I've watched clips on YouTube of Delp bouncing around in live performances while his techie bandmates stare down at their guitars (or, in the case of the awesome-looking Fran Sheehan, Boston's original and excellent bassist, pumping his head up and down like a man in a trance). Delp's the only thing, really, to watch on the stage. He's got that long, curly, black 1970s hair, the mustache, the guitar around his neck that he doesn't bother playing much. He's smiling, he's clapping his hands, he loves what he's doing and how he's singing. He loves Scholz's songs. But apparently he was inestimably, mortally unhappy.
Here's something I've been thinking about a lot lately, so much so that I can quote myself from a review I wrote that came out this week: "Beauty and wildness and anything that startles are usually destroyed.
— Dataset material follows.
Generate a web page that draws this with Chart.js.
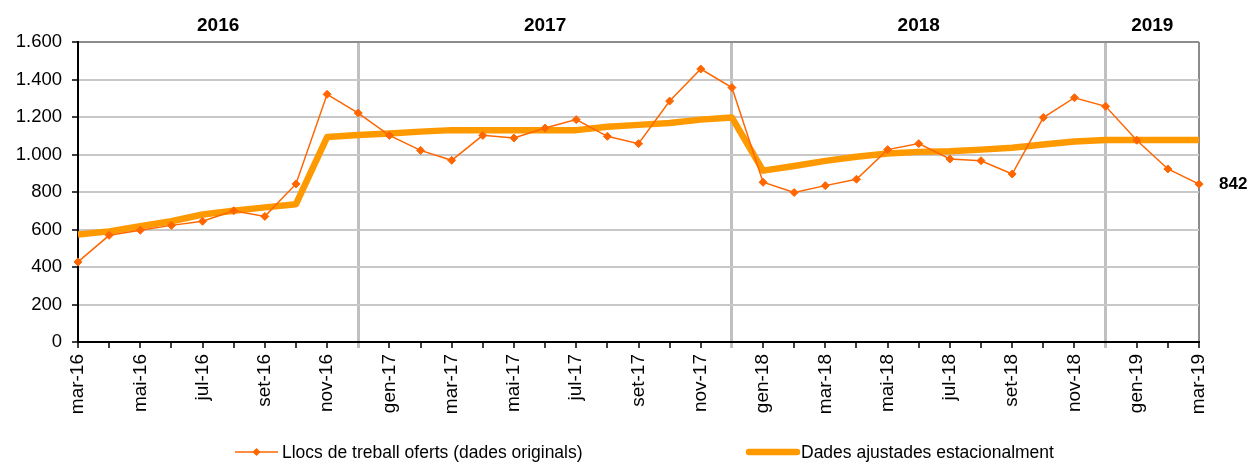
<!DOCTYPE html>
<html>
<head>
<meta charset="utf-8">
<script src="https://cdn.jsdelivr.net/npm/chart.js@4"></script>
<style>
	body { margin: 0; background: #fff; }
	canvas { display: block; }
</style>
</head>
<body>
<canvas id="chart" width="1252" height="464"></canvas>
<script>
const months = [
	'mar-16', 'abr-16', 'mai-16', 'jun-16', 'jul-16', 'ago-16', 'set-16', 'oct-16', 'nov-16', 'des-16',
	'gen-17', 'feb-17', 'mar-17', 'abr-17', 'mai-17', 'jun-17', 'jul-17', 'ago-17', 'set-17', 'oct-17', 'nov-17', 'des-17',
	'gen-18', 'feb-18', 'mar-18', 'abr-18', 'mai-18', 'jun-18', 'jul-18', 'ago-18', 'set-18', 'oct-18', 'nov-18', 'des-18',
	'gen-19', 'feb-19', 'mar-19',
];
const original = [
	427, 569, 596, 622, 644, 700, 670, 843, 1321, 1221,
	1102, 1022, 969, 1102, 1088, 1141, 1186, 1097, 1058, 1285, 1456, 1357,
	852, 797, 834, 868, 1026, 1058, 976, 967, 896, 1197, 1303, 1257,
	1076, 923, 842,
];
const adjusted = [
	573, 590, 617, 644, 680, 700, 718, 735, 1093, 1104,
	1112, 1122, 1130, 1130, 1130, 1130, 1130, 1148, 1158, 1168, 1186, 1197,
	914, 939, 966, 988, 1005, 1014, 1017, 1026, 1036, 1053, 1069, 1077,
	1077, 1077, 1077,
];
const years = ['2016', '2017', '2018', '2019'];
// year boundaries as month indexes (separators sit on des-16, des-17, des-18)
const yearBounds = [0, 9, 21, 33, 36];
const separators = [9, 21, 33];

const FONT = '"Liberation Sans", Arial, sans-serif';
Chart.defaults.font.family = FONT;
Chart.defaults.color = '#000';

function thousands(v) {
	return String(v).replace(/\B(?=(\d{3})+(?!\d))/g, '.');
}

const extras = {
	id: 'extras',
	afterDraw: function(chart) {
		const ctx = chart.ctx;
		const x = chart.scales.x;
		const y = chart.scales.y;
		ctx.save();
		// year labels above the plot
		ctx.font = 'bold 19px ' + FONT;
		ctx.fillStyle = '#000';
		ctx.textAlign = 'center';
		ctx.textBaseline = 'middle';
		for(let i = 0; i < years.length; i++) {
			let a = x.getPixelForValue(yearBounds[i]);
			let b = x.getPixelForValue(yearBounds[i + 1]);
			ctx.fillText(years[i], (a + b) / 2, 26);
		}
		// last value label
		let last = original.length - 1;
		ctx.font = 'bold 17px ' + FONT;
		ctx.textAlign = 'left';
		ctx.fillText(thousands(original[last]), x.getPixelForValue(last) + 20, y.getPixelForValue(original[last]));

		// legend, drawn from the datasets
		const items = [{x: 235, w: 43}, {x: 749, w: 48}];
		const ly = 452;
		ctx.font = '17.5px ' + FONT;
		chart.data.datasets.forEach((ds, i) => {
			let it = items[i];
			ctx.strokeStyle = ds.borderColor;
			ctx.lineWidth = ds.borderWidth;
			ctx.lineCap = i == 1 ? 'round' : 'butt';
			ctx.beginPath();
			ctx.moveTo(it.x, ly);
			ctx.lineTo(it.x + it.w, ly);
			ctx.stroke();
			if(ds.pointRadius > 0) {
				let cx = it.x + it.w / 2;
				let r = ds.pointRadius;
				ctx.fillStyle = ds.pointBackgroundColor;
				ctx.beginPath();
				ctx.moveTo(cx, ly - r);
				ctx.lineTo(cx + r, ly);
				ctx.lineTo(cx, ly + r);
				ctx.lineTo(cx - r, ly);
				ctx.closePath();
				ctx.fill();
			}
			ctx.fillStyle = '#000';
			ctx.textAlign = 'left';
			ctx.fillText(ds.label, it.x + it.w + 4, ly + 1);
		});
		ctx.restore();
	},
};

const config = {
	type: 'line',
	data: {
		labels: months,
		datasets: [{
			label: 'Llocs de treball oferts (dades originals)',
			data: original,
			borderColor: '#FF6600',
			backgroundColor: '#FF6600',
			borderWidth: 1.5,
			pointStyle: 'rectRot',
			pointRadius: 4,
			pointBackgroundColor: '#FF6600',
			pointBorderColor: '#FF6600',
			pointBorderWidth: 1,
			tension: 0,
			fill: false,
		}, {
			label: 'Dades ajustades estacionalment',
			data: adjusted,
			borderColor: '#FF9900',
			backgroundColor: '#FF9900',
			borderWidth: 6.5,
			borderJoinStyle: 'round',
			pointRadius: 0,
			tension: 0,
			fill: false,
		}],
	},
	options: {
		responsive: false,
		animation: false,
		devicePixelRatio: 1,
		layout: {
			padding: {top: 42, right: 53, left: 0, bottom: 0},
		},
		plugins: {
			legend: {display: false},
			tooltip: {enabled: false},
		},
		scales: {
			x: {
				offset: false,
				afterFit: function(scale) {
					scale.height = 122;
				},
				border: {color: '#000', width: 2},
				grid: {
					drawOnChartArea: true,
					tickLength: 6,
					color: (c) => separators.includes(c.index) ? '#c0c0c0' : (c.index == months.length - 1 ? '#8c8c8c' : 'rgba(0,0,0,0)'),
					lineWidth: (c) => separators.includes(c.index) ? 3 : 2,
					tickColor: (c) => separators.includes(c.index) ? '#c0c0c0' : '#000',
					tickWidth: (c) => separators.includes(c.index) ? 3 : 1.5,
				},
				ticks: {
					autoSkip: false,
					maxRotation: 90,
					minRotation: 90,
					padding: 6,
					font: {size: 19},
					color: '#000',
					callback: function(value, index) {
						return index % 2 == 0 ? this.getLabelForValue(value) : '';
					},
				},
			},
			y: {
				min: 0,
				max: 1600,
				afterFit: function(scale) {
					scale.width = 78;
				},
				border: {color: '#000', width: 2},
				grid: {
					tickLength: 6,
					color: (c) => c.tick && c.tick.value == 1600 ? '#8c8c8c' : '#c8c8c8',
					lineWidth: 2,
					tickColor: '#000',
					tickWidth: 1.5,
				},
				ticks: {
					stepSize: 200,
					padding: 10,
					font: {size: 18.5},
					color: '#000',
					callback: (v) => thousands(v),
				},
			},
		},
	},
	plugins: [extras],
};

new Chart(document.getElementById('chart').getContext('2d'), config);
</script>
</body>
</html>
The brown and the plain, the common and weedlike, consumes everything in its path and thrives." I know, in the case of Boston, that Tom Scholz isn't common and weedlike, although the guitar technology he invented has made thousands of axe-men sound identical and commercial -- but that is really the corporation's fault, not Scholz's. (He didn't deserve all the jeers he got for naming Boston's largely Delp-free 2002 album Corporate America, although he probably did for making it. It's unlistenable.)
But Delp seems to be one of those delicate, odd creatures that couldn't live in this world, of a fragile, susceptible happiness, while the strong, dull, productive people persist: the guys who keep re-recording drum tracks or sue old bandmates for calling themselves Boston or form new bands that sound more or less like their old ones. I don't care what he does from now on or what he calls it, Tom Scholz will never make another Boston record. Goodbye, Bradley Delp.